- [Task]:
Extract from the listing each line in which the word "this" appears.

- [Source code of charts]:
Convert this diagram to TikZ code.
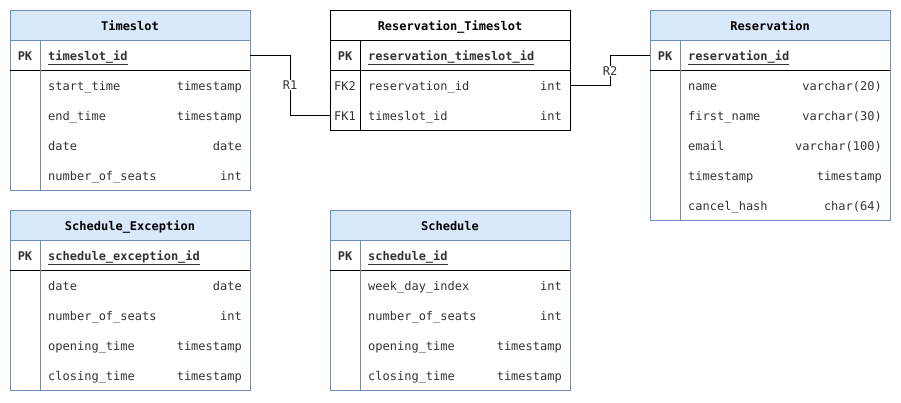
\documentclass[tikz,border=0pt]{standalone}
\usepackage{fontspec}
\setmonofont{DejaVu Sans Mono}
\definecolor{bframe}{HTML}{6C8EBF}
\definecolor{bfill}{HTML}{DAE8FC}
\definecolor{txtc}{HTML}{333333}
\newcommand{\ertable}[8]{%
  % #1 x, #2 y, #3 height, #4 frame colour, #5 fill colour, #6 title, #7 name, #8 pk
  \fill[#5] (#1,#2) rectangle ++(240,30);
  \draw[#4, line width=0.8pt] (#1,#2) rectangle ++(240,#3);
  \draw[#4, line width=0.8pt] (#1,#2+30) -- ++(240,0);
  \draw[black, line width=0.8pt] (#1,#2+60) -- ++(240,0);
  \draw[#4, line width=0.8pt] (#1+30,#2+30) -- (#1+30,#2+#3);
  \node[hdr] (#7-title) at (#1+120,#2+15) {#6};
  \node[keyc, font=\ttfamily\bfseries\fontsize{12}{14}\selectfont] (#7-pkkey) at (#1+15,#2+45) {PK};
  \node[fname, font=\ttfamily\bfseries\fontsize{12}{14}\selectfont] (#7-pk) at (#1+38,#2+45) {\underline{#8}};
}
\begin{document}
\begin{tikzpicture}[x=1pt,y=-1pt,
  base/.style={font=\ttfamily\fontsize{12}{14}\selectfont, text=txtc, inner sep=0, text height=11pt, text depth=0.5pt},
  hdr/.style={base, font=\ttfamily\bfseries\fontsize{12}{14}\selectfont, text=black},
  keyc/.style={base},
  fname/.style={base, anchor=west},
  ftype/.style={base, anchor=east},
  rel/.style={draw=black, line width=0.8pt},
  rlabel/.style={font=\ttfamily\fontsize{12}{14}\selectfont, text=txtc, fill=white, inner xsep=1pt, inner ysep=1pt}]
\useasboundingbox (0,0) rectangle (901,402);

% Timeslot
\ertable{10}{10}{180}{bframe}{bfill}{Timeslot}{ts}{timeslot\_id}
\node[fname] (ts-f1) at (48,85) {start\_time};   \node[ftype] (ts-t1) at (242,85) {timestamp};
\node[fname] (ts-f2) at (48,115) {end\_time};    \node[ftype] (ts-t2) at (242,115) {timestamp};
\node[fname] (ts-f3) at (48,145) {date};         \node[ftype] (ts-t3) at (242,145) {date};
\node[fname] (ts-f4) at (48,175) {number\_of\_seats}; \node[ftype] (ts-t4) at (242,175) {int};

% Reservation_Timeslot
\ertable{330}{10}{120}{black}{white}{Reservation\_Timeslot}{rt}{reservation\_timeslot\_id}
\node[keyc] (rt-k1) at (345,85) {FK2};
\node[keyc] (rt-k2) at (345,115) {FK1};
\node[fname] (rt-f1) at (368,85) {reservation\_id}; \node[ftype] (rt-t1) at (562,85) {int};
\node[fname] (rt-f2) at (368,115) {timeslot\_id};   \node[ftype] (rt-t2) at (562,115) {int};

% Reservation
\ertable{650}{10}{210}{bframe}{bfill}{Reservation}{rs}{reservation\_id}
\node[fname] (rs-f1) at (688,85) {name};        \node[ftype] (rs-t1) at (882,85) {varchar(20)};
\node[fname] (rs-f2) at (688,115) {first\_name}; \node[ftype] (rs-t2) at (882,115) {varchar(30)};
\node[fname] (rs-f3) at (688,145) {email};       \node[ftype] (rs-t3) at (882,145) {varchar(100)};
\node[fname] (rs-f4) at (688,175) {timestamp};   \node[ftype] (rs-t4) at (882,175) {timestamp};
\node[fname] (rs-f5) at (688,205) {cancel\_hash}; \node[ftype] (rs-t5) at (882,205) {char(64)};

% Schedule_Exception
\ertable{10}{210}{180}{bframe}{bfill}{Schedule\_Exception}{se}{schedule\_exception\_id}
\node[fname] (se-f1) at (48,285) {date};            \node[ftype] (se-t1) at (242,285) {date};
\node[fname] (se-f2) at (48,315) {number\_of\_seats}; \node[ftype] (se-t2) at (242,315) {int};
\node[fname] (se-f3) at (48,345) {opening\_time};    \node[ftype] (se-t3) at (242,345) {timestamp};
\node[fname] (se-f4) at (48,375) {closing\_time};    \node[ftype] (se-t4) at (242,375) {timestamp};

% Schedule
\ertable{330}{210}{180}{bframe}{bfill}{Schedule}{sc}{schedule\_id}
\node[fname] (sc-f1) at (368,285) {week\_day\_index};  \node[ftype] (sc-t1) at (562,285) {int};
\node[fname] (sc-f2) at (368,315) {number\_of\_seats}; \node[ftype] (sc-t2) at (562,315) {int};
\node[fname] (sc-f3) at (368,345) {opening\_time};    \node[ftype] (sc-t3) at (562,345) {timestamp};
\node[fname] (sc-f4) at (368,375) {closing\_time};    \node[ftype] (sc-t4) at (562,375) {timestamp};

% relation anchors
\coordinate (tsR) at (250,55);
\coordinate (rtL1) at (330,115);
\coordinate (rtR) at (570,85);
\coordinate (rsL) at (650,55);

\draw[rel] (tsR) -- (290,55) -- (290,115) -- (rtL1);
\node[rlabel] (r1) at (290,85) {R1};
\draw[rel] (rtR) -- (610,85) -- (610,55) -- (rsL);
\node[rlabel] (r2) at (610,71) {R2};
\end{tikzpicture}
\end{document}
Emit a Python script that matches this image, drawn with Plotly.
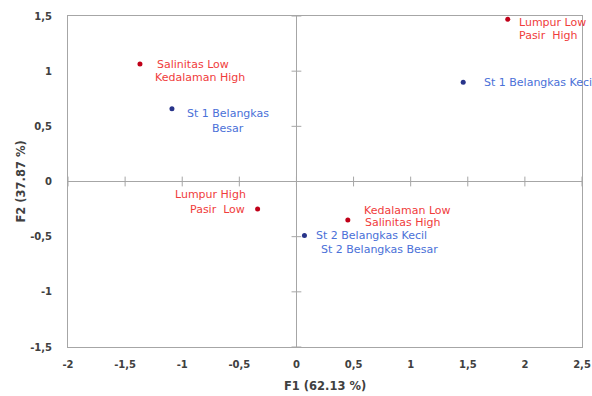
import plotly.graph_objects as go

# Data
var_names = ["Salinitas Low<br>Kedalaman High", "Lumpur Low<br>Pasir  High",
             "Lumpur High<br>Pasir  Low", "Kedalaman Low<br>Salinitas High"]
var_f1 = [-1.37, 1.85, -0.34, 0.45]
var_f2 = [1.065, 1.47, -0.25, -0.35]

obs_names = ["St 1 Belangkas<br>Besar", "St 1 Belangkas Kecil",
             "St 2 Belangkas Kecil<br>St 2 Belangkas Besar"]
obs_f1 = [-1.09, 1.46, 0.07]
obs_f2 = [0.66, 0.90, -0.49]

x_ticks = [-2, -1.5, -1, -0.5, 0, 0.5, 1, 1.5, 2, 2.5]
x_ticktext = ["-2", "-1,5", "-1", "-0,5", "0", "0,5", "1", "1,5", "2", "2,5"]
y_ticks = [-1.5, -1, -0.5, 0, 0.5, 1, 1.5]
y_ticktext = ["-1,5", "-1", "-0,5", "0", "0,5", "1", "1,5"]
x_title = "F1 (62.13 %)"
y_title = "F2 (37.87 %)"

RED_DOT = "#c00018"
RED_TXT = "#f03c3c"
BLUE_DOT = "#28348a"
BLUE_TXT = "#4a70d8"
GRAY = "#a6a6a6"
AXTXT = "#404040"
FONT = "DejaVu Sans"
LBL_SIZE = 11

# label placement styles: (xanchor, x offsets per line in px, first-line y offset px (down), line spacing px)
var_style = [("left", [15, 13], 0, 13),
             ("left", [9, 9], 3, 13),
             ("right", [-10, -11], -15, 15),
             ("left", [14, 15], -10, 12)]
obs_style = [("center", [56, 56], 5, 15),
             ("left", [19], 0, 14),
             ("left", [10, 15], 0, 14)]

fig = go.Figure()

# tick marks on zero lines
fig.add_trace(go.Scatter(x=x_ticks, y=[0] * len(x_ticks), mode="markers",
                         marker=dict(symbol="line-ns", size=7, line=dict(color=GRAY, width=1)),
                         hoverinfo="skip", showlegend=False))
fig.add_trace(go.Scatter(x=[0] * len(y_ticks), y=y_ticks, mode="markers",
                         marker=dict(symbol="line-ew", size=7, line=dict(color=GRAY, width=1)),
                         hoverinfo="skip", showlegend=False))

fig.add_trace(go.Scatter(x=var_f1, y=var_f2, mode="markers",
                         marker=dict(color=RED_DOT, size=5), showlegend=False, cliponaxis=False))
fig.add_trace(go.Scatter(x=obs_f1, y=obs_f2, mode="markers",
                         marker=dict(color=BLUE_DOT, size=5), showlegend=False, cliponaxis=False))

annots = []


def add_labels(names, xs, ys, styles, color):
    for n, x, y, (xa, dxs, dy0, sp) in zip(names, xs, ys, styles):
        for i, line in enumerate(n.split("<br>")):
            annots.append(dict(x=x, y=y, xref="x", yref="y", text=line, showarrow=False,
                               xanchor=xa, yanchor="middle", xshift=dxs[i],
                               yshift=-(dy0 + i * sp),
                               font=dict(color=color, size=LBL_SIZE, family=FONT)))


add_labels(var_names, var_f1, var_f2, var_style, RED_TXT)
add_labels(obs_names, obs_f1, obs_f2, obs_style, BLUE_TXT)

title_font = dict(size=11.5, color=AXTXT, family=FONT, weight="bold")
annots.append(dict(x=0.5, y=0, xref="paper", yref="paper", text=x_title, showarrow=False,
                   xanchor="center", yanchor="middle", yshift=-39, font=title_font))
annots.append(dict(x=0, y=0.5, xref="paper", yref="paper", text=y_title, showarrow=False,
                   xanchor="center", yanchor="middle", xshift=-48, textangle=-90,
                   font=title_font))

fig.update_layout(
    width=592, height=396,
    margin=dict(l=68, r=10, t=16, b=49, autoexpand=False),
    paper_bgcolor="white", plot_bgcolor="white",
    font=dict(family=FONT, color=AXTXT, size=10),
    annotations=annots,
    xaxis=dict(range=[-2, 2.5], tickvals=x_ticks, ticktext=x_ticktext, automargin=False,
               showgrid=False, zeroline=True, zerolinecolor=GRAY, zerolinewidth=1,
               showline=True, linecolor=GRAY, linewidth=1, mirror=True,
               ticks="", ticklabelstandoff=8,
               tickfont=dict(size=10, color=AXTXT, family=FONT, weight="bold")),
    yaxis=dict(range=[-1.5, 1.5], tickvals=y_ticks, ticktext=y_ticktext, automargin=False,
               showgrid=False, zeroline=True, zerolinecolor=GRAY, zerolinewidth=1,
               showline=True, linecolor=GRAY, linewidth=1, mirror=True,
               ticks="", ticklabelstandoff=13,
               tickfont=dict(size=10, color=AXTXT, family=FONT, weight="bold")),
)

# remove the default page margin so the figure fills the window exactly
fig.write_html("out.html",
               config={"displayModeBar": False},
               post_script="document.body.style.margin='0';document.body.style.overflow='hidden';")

- [Task solution]:
Convert this diagram to TikZ code.
Emit a Python script that matches this image, drawn with Plotly.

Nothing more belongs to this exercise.